■ **EXERCISE DETAILS**: Retype nothing but the lines from the start of the material up to and including the line with "const inHouseData = inHouseValues.map((v, i)". Pictures don't belong in the copy.

■ **GIVEN DATA**:
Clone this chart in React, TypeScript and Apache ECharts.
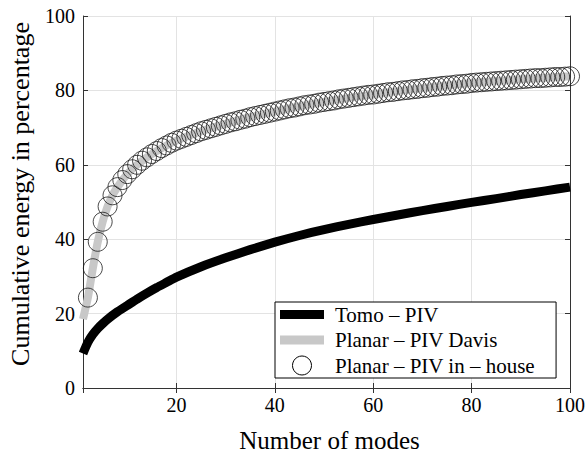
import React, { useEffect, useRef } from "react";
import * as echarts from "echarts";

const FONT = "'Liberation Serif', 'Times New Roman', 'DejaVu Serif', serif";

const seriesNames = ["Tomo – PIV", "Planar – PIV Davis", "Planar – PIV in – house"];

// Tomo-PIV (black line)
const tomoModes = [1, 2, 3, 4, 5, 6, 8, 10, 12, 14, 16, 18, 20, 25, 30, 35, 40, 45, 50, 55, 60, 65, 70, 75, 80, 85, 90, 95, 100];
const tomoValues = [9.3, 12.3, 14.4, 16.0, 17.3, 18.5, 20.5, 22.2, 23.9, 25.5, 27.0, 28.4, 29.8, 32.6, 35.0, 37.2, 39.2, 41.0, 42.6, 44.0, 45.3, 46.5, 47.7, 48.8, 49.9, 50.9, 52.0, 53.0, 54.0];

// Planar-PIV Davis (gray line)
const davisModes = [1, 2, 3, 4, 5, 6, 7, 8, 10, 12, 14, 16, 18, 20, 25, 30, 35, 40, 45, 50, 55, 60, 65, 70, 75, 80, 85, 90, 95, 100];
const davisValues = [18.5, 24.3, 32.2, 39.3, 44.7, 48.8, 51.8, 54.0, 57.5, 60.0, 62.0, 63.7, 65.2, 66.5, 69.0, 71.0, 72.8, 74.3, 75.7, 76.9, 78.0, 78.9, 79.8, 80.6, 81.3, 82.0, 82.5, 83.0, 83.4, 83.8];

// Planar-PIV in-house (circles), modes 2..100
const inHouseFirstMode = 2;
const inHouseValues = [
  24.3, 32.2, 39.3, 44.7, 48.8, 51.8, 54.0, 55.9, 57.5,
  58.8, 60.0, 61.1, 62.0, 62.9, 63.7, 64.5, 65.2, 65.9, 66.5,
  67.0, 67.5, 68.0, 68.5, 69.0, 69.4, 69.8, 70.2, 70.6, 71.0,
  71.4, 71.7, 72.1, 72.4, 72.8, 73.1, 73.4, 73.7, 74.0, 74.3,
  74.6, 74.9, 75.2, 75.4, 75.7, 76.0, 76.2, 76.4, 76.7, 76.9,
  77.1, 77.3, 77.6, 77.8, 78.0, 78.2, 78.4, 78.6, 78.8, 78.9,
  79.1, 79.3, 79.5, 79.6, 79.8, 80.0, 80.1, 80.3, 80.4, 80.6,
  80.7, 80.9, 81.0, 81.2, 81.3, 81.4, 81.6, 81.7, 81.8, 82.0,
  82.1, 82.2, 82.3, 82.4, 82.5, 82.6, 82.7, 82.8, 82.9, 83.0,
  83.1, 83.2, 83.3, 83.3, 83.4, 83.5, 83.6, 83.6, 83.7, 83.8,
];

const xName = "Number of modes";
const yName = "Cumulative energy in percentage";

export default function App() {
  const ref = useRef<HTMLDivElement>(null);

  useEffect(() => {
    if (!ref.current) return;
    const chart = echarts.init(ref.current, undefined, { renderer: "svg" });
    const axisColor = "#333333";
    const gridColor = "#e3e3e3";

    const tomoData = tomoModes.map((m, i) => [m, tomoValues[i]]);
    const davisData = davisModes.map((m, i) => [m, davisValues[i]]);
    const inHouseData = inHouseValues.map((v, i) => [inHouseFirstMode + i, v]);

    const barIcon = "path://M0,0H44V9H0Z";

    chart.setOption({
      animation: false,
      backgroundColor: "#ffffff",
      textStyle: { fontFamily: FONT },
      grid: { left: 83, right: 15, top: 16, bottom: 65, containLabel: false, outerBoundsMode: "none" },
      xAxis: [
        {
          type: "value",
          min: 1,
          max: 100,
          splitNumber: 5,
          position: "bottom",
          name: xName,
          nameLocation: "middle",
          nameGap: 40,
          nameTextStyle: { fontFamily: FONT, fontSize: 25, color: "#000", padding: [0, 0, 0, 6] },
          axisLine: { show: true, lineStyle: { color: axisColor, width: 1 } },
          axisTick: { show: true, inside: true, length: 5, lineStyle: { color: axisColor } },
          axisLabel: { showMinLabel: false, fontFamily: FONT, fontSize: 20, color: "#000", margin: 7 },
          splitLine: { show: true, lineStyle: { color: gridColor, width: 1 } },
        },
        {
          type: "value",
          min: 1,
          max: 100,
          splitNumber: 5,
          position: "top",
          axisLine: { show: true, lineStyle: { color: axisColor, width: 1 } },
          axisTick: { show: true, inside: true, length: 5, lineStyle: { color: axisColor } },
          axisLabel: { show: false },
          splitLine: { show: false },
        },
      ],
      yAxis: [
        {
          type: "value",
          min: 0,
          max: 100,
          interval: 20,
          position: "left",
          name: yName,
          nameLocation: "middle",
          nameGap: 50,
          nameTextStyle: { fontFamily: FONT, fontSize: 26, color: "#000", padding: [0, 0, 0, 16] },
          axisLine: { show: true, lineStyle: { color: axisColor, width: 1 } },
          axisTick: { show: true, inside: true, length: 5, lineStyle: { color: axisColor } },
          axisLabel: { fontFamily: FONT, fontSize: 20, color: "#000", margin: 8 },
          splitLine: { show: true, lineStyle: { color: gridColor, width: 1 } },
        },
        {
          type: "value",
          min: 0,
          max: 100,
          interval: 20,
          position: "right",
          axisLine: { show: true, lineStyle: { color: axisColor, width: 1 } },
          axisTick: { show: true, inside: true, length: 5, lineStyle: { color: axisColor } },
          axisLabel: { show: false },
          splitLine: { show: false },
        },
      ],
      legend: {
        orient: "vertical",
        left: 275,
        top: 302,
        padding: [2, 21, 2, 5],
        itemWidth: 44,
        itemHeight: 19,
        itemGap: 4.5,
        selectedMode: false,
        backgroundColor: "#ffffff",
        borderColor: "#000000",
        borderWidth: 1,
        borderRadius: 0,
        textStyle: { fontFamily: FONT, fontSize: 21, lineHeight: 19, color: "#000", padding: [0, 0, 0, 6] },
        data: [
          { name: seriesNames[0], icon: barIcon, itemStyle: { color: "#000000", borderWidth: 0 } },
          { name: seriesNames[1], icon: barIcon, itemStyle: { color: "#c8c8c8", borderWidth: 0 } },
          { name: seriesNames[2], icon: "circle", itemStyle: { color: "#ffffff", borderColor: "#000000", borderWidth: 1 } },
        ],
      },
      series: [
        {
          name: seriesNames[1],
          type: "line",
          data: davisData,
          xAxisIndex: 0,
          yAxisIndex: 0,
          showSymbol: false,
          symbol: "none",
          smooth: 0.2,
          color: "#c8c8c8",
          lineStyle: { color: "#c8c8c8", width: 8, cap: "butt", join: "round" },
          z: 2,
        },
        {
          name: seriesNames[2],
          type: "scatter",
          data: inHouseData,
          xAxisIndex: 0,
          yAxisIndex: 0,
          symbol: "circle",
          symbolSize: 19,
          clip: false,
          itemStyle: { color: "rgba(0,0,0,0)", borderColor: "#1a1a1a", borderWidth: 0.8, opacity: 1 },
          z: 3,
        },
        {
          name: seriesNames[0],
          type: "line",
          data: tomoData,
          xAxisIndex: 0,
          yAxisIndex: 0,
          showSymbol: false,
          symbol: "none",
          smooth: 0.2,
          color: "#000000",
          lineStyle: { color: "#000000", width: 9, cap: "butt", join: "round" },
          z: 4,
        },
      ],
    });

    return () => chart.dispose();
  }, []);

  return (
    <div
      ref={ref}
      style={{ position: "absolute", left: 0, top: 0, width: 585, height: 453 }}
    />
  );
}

■ **EXERCISE RESPONSE**:
Clone this chart in React, TypeScript and Apache ECharts.
import React, { useEffect, useRef } from "react";
import * as echarts from "echarts";

const FONT = "'Liberation Serif', 'Times New Roman', 'DejaVu Serif', serif";

const seriesNames = ["Tomo – PIV", "Planar – PIV Davis", "Planar – PIV in – house"];

// Tomo-PIV (black line)
const tomoModes = [1, 2, 3, 4, 5, 6, 8, 10, 12, 14, 16, 18, 20, 25, 30, 35, 40, 45, 50, 55, 60, 65, 70, 75, 80, 85, 90, 95, 100];
const tomoValues = [9.3, 12.3, 14.4, 16.0, 17.3, 18.5, 20.5, 22.2, 23.9, 25.5, 27.0, 28.4, 29.8, 32.6, 35.0, 37.2, 39.2, 41.0, 42.6, 44.0, 45.3, 46.5, 47.7, 48.8, 49.9, 50.9, 52.0, 53.0, 54.0];

// Planar-PIV Davis (gray line)
const davisModes = [1, 2, 3, 4, 5, 6, 7, 8, 10, 12, 14, 16, 18, 20, 25, 30, 35, 40, 45, 50, 55, 60, 65, 70, 75, 80, 85, 90, 95, 100];
const davisValues = [18.5, 24.3, 32.2, 39.3, 44.7, 48.8, 51.8, 54.0, 57.5, 60.0, 62.0, 63.7, 65.2, 66.5, 69.0, 71.0, 72.8, 74.3, 75.7, 76.9, 78.0, 78.9, 79.8, 80.6, 81.3, 82.0, 82.5, 83.0, 83.4, 83.8];

// Planar-PIV in-house (circles), modes 2..100
const inHouseFirstMode = 2;
const inHouseValues = [
  24.3, 32.2, 39.3, 44.7, 48.8, 51.8, 54.0, 55.9, 57.5,
  58.8, 60.0, 61.1, 62.0, 62.9, 63.7, 64.5, 65.2, 65.9, 66.5,
  67.0, 67.5, 68.0, 68.5, 69.0, 69.4, 69.8, 70.2, 70.6, 71.0,
  71.4, 71.7, 72.1, 72.4, 72.8, 73.1, 73.4, 73.7, 74.0, 74.3,
  74.6, 74.9, 75.2, 75.4, 75.7, 76.0, 76.2, 76.4, 76.7, 76.9,
  77.1, 77.3, 77.6, 77.8, 78.0, 78.2, 78.4, 78.6, 78.8, 78.9,
  79.1, 79.3, 79.5, 79.6, 79.8, 80.0, 80.1, 80.3, 80.4, 80.6,
  80.7, 80.9, 81.0, 81.2, 81.3, 81.4, 81.6, 81.7, 81.8, 82.0,
  82.1, 82.2, 82.3, 82.4, 82.5, 82.6, 82.7, 82.8, 82.9, 83.0,
  83.1, 83.2, 83.3, 83.3, 83.4, 83.5, 83.6, 83.6, 83.7, 83.8,
];

const xName = "Number of modes";
const yName = "Cumulative energy in percentage";

export default function App() {
  const ref = useRef<HTMLDivElement>(null);

  useEffect(() => {
    if (!ref.current) return;
    const chart = echarts.init(ref.current, undefined, { renderer: "svg" });
    const axisColor = "#333333";
    const gridColor = "#e3e3e3";

    const tomoData = tomoModes.map((m, i) => [m, tomoValues[i]]);
    const davisData = davisModes.map((m, i) => [m, davisValues[i]]);
    const inHouseData = inHouseValues.map((v, i) => [inHouseFirstMode + i, v]);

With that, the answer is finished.